Canada Kills The Penny, And So Should We
Several years after it got rid of its paper dollar in favor of a coin, Canada is now getting rid of its lowest denomination coin:
Canada will withdraw the penny from circulation this year, saving taxpayers about C$11 million ($11 million) annually and forcing retailers to round prices to the nearest nickel, the government announced in its budget today.
The Royal Canadian Mint, which has produced 35 billion pennies since it began production in 1908, will cease distribution this fall due to the coin’s low purchasing power.

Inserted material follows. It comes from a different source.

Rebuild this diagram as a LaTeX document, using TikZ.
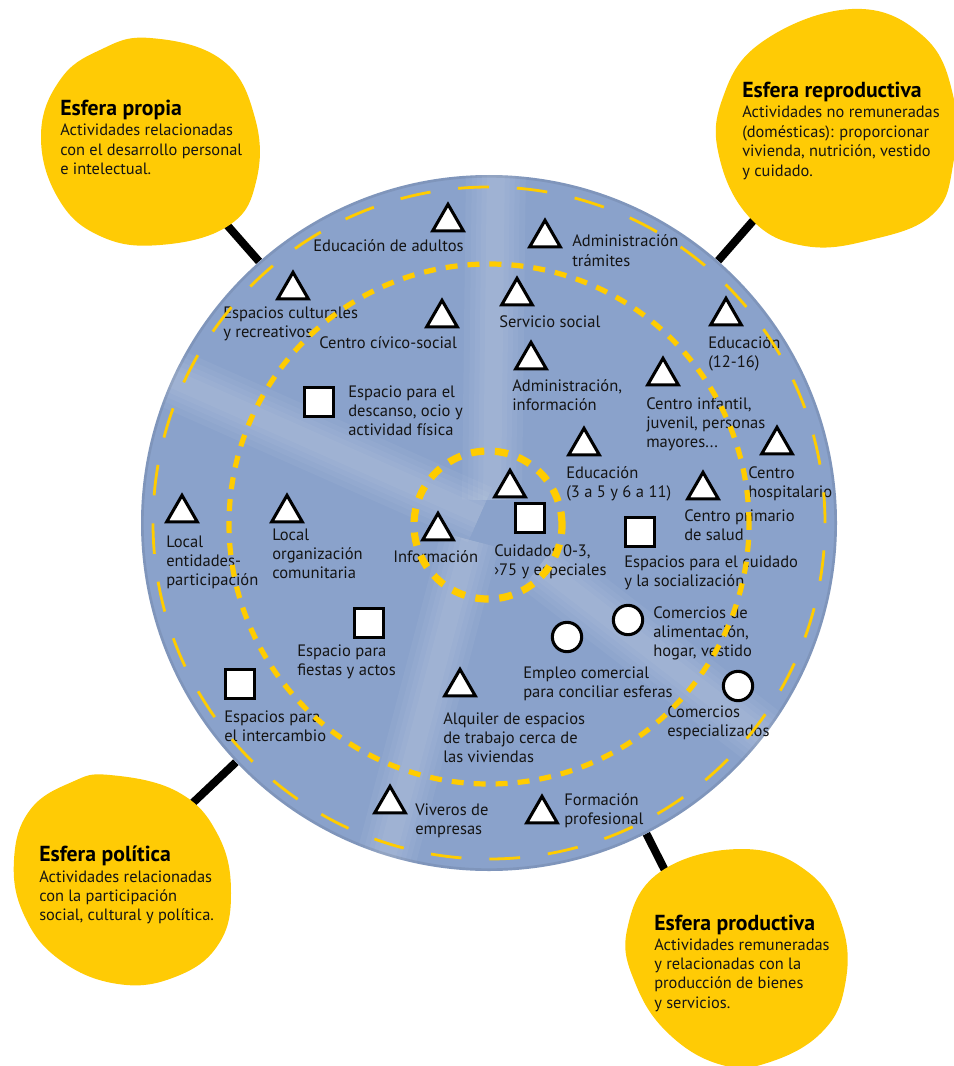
\documentclass[tikz,border=0pt]{standalone}
\usepackage{fontspec}
\setmainfont{PT Sans}
\usetikzlibrary{shapes.geometric}
\pgfdeclarelayer{bg}
\pgfsetlayers{bg,main}
\definecolor{diskblue}{HTML}{8AA2CB}
\definecolor{sunyellow}{HTML}{FFCB05}
\definecolor{dashyellow}{HTML}{FFCC00}
\definecolor{inktext}{HTML}{141414}
\newcommand\mlines[1]{\begin{tabular}[t]{@{}l@{}}#1\end{tabular}}
\begin{document}
\begin{tikzpicture}[x=0.75pt,y=-0.75pt,
  lbl/.style={anchor=base west, inner sep=0pt, text=inktext,
    font=\fontsize{12.4}{14.5}\selectfont},
  ttl/.style={anchor=base west, inner sep=0pt, text=black,
    font=\fontsize{16.3}{18}\selectfont\bfseries},
  blobtxt/.style={anchor=base west, inner sep=0pt, text=inktext,
    font=\fontsize{12.3}{14.6}\selectfont},
  blob/.style={fill=sunyellow},
  conn/.style={draw=black, line width=6pt},
  tri/.style={regular polygon, regular polygon sides=3, draw=black, fill=white,
    line width=2.3pt, inner sep=0pt, minimum size=26.5pt},
  sq/.style={rectangle, draw=black, fill=white, line width=2.3pt, inner sep=0pt,
    minimum size=21.5pt},
  rnd/.style={circle, draw=black, fill=white, line width=2.3pt, inner sep=0pt,
    minimum size=22pt},
  band/.style={draw=white, opacity=0.045, line cap=butt},
  ringouter/.style={draw=dashyellow, line width=2.1pt, dash pattern=on 23pt off 21pt},
  ringmid/.style={draw=dashyellow, line width=3.9pt, dash pattern=on 9pt off 7.5pt},
  ringinner/.style={draw=dashyellow, line width=5.4pt, dash pattern=on 10pt off 8pt},
]
\useasboundingbox (0,0) rectangle (953,1066);

% ---------- the disk ----------
\node[circle, fill=diskblue, inner sep=0pt, minimum size=522pt] (disk) at (489,523) {};

\begin{scope}
  \clip (489,523) circle[radius=261pt];
  \foreach \w in {60,48,38,28,18} {
    \draw[band, line width=\w*0.75pt] (496,160) -- (492,500);
    \draw[band, line width=\w*0.75pt] (130,360) -- (480,515);
    \draw[band, line width=\w*0.75pt] (470,540) -- (378,890);
    \draw[band, line width=\w*0.75pt] (540,565) -- (800,765);
  }
\end{scope}
\draw[black, opacity=0.08, line width=2pt] (disk.center) circle[radius=260pt];

% ---------- blobs ----------
\fill[blob] plot[smooth cycle, tension=0.7] coordinates {
  (150,38) (222,60) (255,118) (256,182) (228,226) (160,245) (100,236)
  (58,198) (41,135) (60,80) (100,50)};
\fill[blob] plot[smooth cycle, tension=0.7] coordinates {
  (852,9) (922,35) (953,95) (953,165) (932,215) (870,240) (805,246)
  (752,220) (720,160) (722,100) (762,42)};
\fill[blob] plot[smooth cycle, tension=0.7] coordinates {
  (110,775) (178,792) (218,835) (231,893) (218,945) (175,977) (118,984)
  (60,960) (24,915) (14,860) (30,810) (72,782)};
\fill[blob] plot[smooth cycle, tension=0.7] coordinates {
  (742,849) (808,872) (842,925) (845,985) (822,1032) (770,1062) (722,1065)
  (670,1035) (636,985) (627,930) (660,872)};

% connector tips inside the blobs
\coordinate (propiaTip) at (205,200);
\coordinate (reproTip) at (780,190);
\coordinate (politTip) at (180,815);
\coordinate (produTip) at (685,910);

\begin{pgfonlayer}{bg}
  \draw[conn] (propiaTip) -- (disk);
  \draw[conn] (reproTip) -- (disk);
  \draw[conn] (politTip) -- (disk);
  \draw[conn] (produTip) -- (disk);
\end{pgfonlayer}

% ---------- blob texts ----------
\node[ttl] (propiaT) at (60,116) {Esfera propia};
\node[blobtxt] (propiaB) at (60,136) {\mlines{Actividades relacionadas\\con el desarrollo personal\\e intelectual.}};

\node[ttl] (reproT) at (742,98) {Esfera reproductiva};
\node[blobtxt] (reproB) at (742,118) {\mlines{Actividades no remuneradas\\(domésticas): proporcionar\\vivienda, nutrición, vestido\\y cuidado.}};

\node[ttl] (politT) at (39,861) {Esfera política};
\node[blobtxt] (politB) at (39,882) {\mlines{Actividades relacionadas\\con la participación\\social, cultural y política.}};

\node[ttl] (produT) at (654,930) {Esfera productiva};
\node[blobtxt] (produB) at (654,950) {\mlines{Actividades remuneradas\\y relacionadas con la\\producción de bienes\\y servicios.}};

% ---------- symbols ----------
\node[tri] (t1) at (448,222) {};
\node[tri] (t2) at (545,238) {};
\node[tri] (t3) at (293,290) {};
\node[tri] (t4) at (517,296) {};
\node[tri] (t5) at (442,318) {};
\node[tri] (t6) at (726,316) {};
\node[tri] (t7) at (531,360) {};
\node[tri] (t8) at (663,376) {};
\node[tri] (t9) at (777,445) {};
\node[tri] (t10) at (584,446) {};
\node[tri] (t11) at (510,488) {};
\node[tri] (t12) at (703,490) {};
\node[tri] (t13) at (182,513) {};
\node[tri] (t14) at (287,513) {};
\node[tri] (t15) at (438,531) {};
\node[tri] (t16) at (460,687) {};
\node[tri] (t17) at (390,804) {};
\node[tri] (t18) at (542,814) {};

\node[sq] (s1) at (319,402) {};
\node[sq] (s2) at (530,518) {};
\node[sq] (s3) at (640,532) {};
\node[sq] (s4) at (369,623) {};
\node[sq] (s5) at (240,684) {};

\node[rnd] (c1) at (628,620) {};
\node[rnd] (c2) at (567,637) {};
\node[rnd] (c3) at (738,686) {};

% ---------- labels ----------
\node[lbl] (l1) at (313,251) {Educación de adultos};
\node[lbl] (l2) at (572,247) {\mlines{Administración\\trámites}};
\node[lbl] (l3) at (223,318) {\mlines{Espacios culturales\\y recreativos}};
\node[lbl] (l4) at (499,327) {Servicio social};
\node[lbl] (l5) at (319,348) {Centro cívico-social};
\node[lbl] (l6) at (708,348) {\mlines{Educación\\(12-16)}};
\node[lbl] (l7) at (512,391) {\mlines{Administración,\\información}};
\node[lbl] (l8) at (646,409) {\mlines{Centro infantil,\\juvenil, personas\\mayores...}};
\node[lbl] (l9) at (748,478) {\mlines{Centro\\hospitalario}};
\node[lbl] (l10) at (566,478) {\mlines{Educación\\(3 a 5 y 6 a 11)}};
\node[lbl] (l11) at (684,521) {\mlines{Centro primario\\de salud}};
\node[lbl] (l12) at (166,547) {\mlines{Local\\entidades-\\participación}};
\node[lbl] (l13) at (272,540) {\mlines{Local\\organización\\comunitaria}};
\node[lbl] (l14) at (393,562) {Información};
\node[lbl] (l15) at (443,724) {\mlines{Alquiler de espacios\\de trabajo cerca de\\las viviendas}};
\node[lbl] (l16) at (415,815) {\mlines{Viveros de\\empresas}};
\node[lbl] (l17) at (564,805) {\mlines{Formación\\profesional}};
\node[lbl] (l18) at (348,397) {\mlines{Espacio para el\\descanso, ocio y\\actividad física}};
\node[lbl] (l19) at (494,556) {\mlines{Cuidados 0-3,\\›75 y especiales}};
\node[lbl] (l20) at (624,567) {\mlines{Espacios para el cuidado\\y la socialización}};
\node[lbl] (l21) at (297,656) {\mlines{Espacio para\\fiestas y actos}};
\node[lbl] (l22) at (224,722) {\mlines{Espacios para\\el intercambio}};
\node[lbl] (l23) at (653,618) {\mlines{Comercios de\\alimentación,\\hogar, vestido}};
\node[lbl] (l24) at (523,678) {\mlines{Empleo comercial\\para conciliar esferas}};
\node[lbl] (l25) at (667,717) {\mlines{Comercios\\especializados}};

% ---------- dashed rings ----------
\draw[ringouter] (489,523) circle[radius=252pt];
\draw[ringmid] (489,524) circle[radius=195pt];
\draw[ringinner] (488,525) circle[radius=55.5pt];
\end{tikzpicture}
\end{document}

Production and handling cost for the one-cent coin are a C$150- million drag on the economy, according to a 2006 study by Desjardins, a Quebec City-based bank.
“Pennies take up too much space on our dressers at home,” Finance Minister Jim Flaherty said in the text of his budget speech in Ottawa. “They take up far too much time for small businesses trying to grow and create jobs.”
Business groups welcomed the move, which follows other countries such as Australia, Brazil and Sweden, and economists said it would have little impact on inflation.
“If there’s a rounding up, you’d see a rounding down somewhere else,” said Craig Wright, chief economist at Royal Bank of Canada.
The savings to financial institutions alone may be about C$20-million a year, as banks reduce transportation, storage and handling costs, the study estimated.
It costs the government 1.6 cents to produce one penny, which has been made of copper-plated zinc and copper-plated steel since 1997.
The situation is actually even nuttier here in the United States, where it costs 2.4 cents to produce each penny, but efforts to eliminate the penny have always died in Congress. The President’s new budget included a proposal to allow the US Mint to study the use alternative metals in coin production in the hope that this would reduce costs, but that’s likely only a short term measure. Given its almost non-existent purchasing power, there’s really no rational reason to keep pennies around. This is a Canadian idea we should think about doing ourselves, it seems.